Na administração pública, «apesar da existência de algumas boas práticas, muitos organismos continuam sem cumprir os requisitos definidos pelo Decreto-Lei n.º 83/2018», a legislação anterior à Lei Europeia da Acessibilidade, refere Carlos Neves. Por outro lado, este responsável destaca que no sector privado, a situação é «ainda mais desafiante», já que «muitas empresas com presença digital desconhecem completamente o tema da acessibilidade, os seus benefícios e o impacto positivo que pode ter no seu negócio». Andreia Duarte Costa realça que, no «sector público, já se notam mais progressos» e que «a AMA [Agência para a Modernização Administrativa] tem tido um papel importante a promover e monitorizar a acessibilidade nos serviços digitais do Estado» tendo criado os «Selos de Acessibilidade e Usabilidade» existentes em diversos sites e serviços. Já no sector privado, a acessibilidade digital «ainda não é uma prioridade para muitas empresas». Ambos os especialistas falam em «falta de sensibilização, conhecimento e de integração estratégica da acessibilidade nas políticas digitais das organizações» como os principais desafios.
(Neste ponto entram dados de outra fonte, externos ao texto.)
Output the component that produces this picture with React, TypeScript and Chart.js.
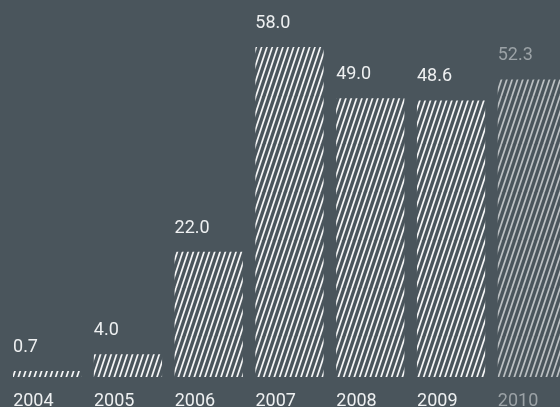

A responsável da Tangível acredita mesmo que esta temática «continua a ser vista como um custo e uma obrigação e não como um investimento», algo que a entrada em vigor da Lei Europeia da Acessibilidade «está a mudar». Já Carlos Neves destaca ainda que a acessibilidade «deveria ser vista como uma responsabilidade social e uma oportunidade para melhorar a experiência de todos os utilizadores, sem excepção».

Carlos Neves © Xpand IT

Diferentes níveis de acessibilidade
O responsável explica que existem três níveis WCAG (Web Content Accessibility Guidelines). O nível A, «que inclui requisitos básicos como garantir texto alternativo em imagens, tornar conteúdos legíveis por leitores de ecrã ou assegurar que os utilizadores conseguem aceder aos elementos principais da página»; o AA, que é o padrão recomendado e exigido pela legislação europeia que «adiciona critérios como contraste de cores adequado, navegação completa através do teclado, foco visível e etiquetas claras em formulários»; e o AAA, o mais exigente e que se aplica «sobretudo a contextos que pretendem oferecer uma experiência altamente personalizada e inclusiva», refere Carlos Neves.
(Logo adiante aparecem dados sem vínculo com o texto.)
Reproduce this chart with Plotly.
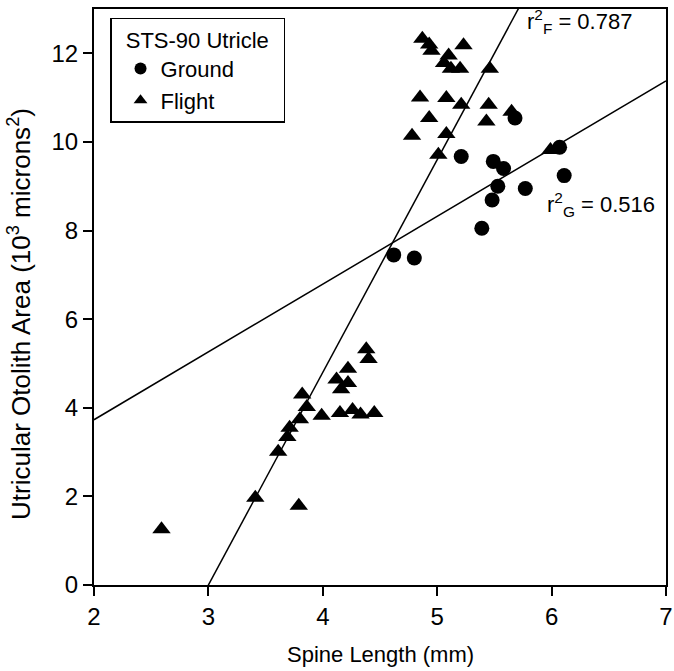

Segundo o Observatório Português da Acessibilidade Web, que analisou até ao momento 1186 entidades (a quase totalidade públicas), a pontuação média nacional de acessibilidade é de 7,4 (escala 0 a 10). Os directórios das ‘Organizações Não Governamentais’, ‘Área Governativa do Ambiente e Ação Climática’, ‘Área Governativa da Agricultura e Alimentação’ e o das ‘Juntas de Freguesia’ são os com pontuação mais baixa, não chegando a uma média de 6 e não ultrapassando o nível A. Já no sector privado, os cinco sites analisados conseguiram uma média de 9,7 sendo que três deles são do Grupo Jerónimo Martins, a «primeira entidade privada no País a conquistar o Selo de Maturidade Digital – Acessibilidade», atribuído pela Imprensa Nacional Casa da Moeda e certificado pela Associação Portuguesa de Certificação (APCER).

Avaliar e corrigir
O especialista de UX da XpandIT considera que o primeiro passo é «fazer uma auditoria de acessibilidade aos canais digitais da empresa» para «identificar barreiras» e definir um roadmap de correcções, que pode incluir alterações técnicas, de design, de conteúdos ou na estrutura de navegação». Andreia Duarte Costa também é desta opinião e acrescenta que é preciso «rever processos, formar as equipas, trabalhar a cultura da organização e incluir a acessibilidade no início, ainda antes da fase de desenho dos produtos». Calor Neves alerta ainda para necessidade de «envolver equipas multidisciplinares» que incluam «designers UX/UI, programadores, editores de conteúdo, equipas de marketing e, idealmente, utilizadores com limitações reais, que ajudem a validar a experiência».

E se o «desconhecimento» é um desafio, como salienta a accessibility expert, a «distância da realidade das pessoas com deficiência é outro dos problemas», já que «muitos profissionais nunca usaram ou sequer sabem o que é um leitor de ecrã [uma tecnologia que permite as pessoas cegas ou com baixa visão navegar em sites e apps, lendo em voz alta os textos, títulos, botões, formulários e descrevendo as imagens da página]» ou «sabem como pessoas cegas, com baixa visão, surdas ou com paralisia cerebral usam os produtos digitais».

Andreia Costa © Tangível

Uma oportunidade para inovar
Ambos os especialistas acreditam que a Lei Europeia da Acessibilidade poderá também ser uma oportunidade de inovação e diferenciação competitiva. Carlos Neves afirma que, ao «investirem em acessibilidade, as empresas não só cumprem a legislação, mas também melhoram os seus produtos: tornam-nos mais valiosos, usáveis e alinhados com as expectativas de um público cada vez mais atento à inclusão». Além disso, isto «reforça o compromisso das organizações com os princípios de ESG» e é «uma alavanca para a inovação sustentável». Por seu lado, Andreia Duarte Costa diz que é uma «oportunidade de negócio e de inovar com o foco nas pessoas» já que, de acordo com a experiência da Tangível, que realizou projectos nesta área com AMA, o Instituto de Informática, o Continente, a Cofidis, a a a Wells, EDP e Galp, o «principal factor de escolha de uma plataforma digital, para uma pessoa cega, é ser a que tem menos barreiras de acessibilidade, não o preço». Em jeito de conclusão, a especialista sublinha ainda que «fazer produtos acessíveis obriga os profissionais a serem mais criativos, rigorosos e empáticos».